I’m not saying I shed a tear over this old, beat-up AC that now has a final
resting place in our Dumpster. But this old AC definitely has a unique story in
our family lore.
The year was 1999. A special year, as that was when our
first child was born. That spring and summer, Heidi was in her later trimesters
of pregnancy. The fog of memory recalls only the very hot and stifling moments
of that summer. The marathon in Vermont, where the temperature in Burlington on
that Memorial Day weekend was warmer than in Miami Beach. At the time, it was my PW (personal
worst), but I did finish on a day when the dropout rate was extremely high; you
don’t go to Vermont expecting hot and humid weather. Heidi was there, nearly
seven months pregnant and miserable in the late spring heat.
Maybe we should get an
air conditioner, I said upon returning home. Nah, she said. I’ll be fine. Our
old Cape Cod style house does not have central air. Like most Capes, the
upstairs bedrooms are like the attic of most houses – very, very warm. We had a
ceiling fan and window fans going during that summer of 1999. But some nights,
it was so warm that we would have to sleep on the den couch.
Maybe we should get an
air conditioner, I repeated a few weeks later. Nah, she said. I’ll be fine.

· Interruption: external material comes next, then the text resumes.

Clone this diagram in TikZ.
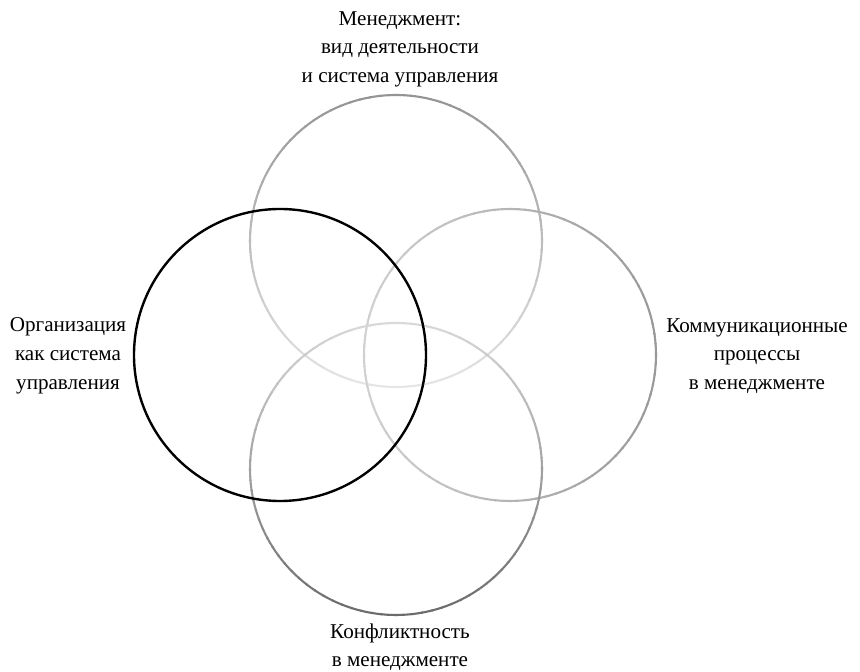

The summer heat persisted. June. July. Her pregnant belly got bigger as the boy
grew inside her. Maybe we should get an
air conditioner, I said as August loomed. No answer. The fans whirred on
the ceiling and in the window. Maybe we
should get an …
Finally, she had enough. OK, she said. Get an air
conditioner. It’s now the second week of August, of what was a hot and stifling
summer. No one’s got air conditioners. I make calls to every hardware store in
a 20-mile radius. Finally, I find a store that has an AC. One left. Put my name
on it, I say, I’ll be right there. I paid the overpriced tag on it (bargaining power = zero at this point),
bring the AC home. You know those energy efficiency rating scales? This one’s
off the charts – on the low end! It is not energy efficient. But boy, does it
pump out the cold air.
Happy wife = happy life, and a bursting at the seams
mom-to-be needs to be cool. Just a few weeks later, the baby is born. A few
weeks after that, the chill of autumn comes in, and the AC goes back in the box
until next summer. That little bundle of joy now towers over me, a
headphone-wearing/dad-ignoring honor student and track athlete who is rapidly
becoming a pretty neat adult before our eyes. That old energy inefficient AC
moved around our house, room to room as needed, but kept pumping out ice cold
air for summer after summer after summer. Until finally, it stopped
conditioning the air to our liking. It went from energy inefficient to just
plain inefficient. It stopped working. It lived a good, long, electric-bill draining life.
On this Throwback Thursday, we shed no tears for an old and now useless household appliance. But
we do recall some fond memories from a loud and rattling machine that has finally run its course.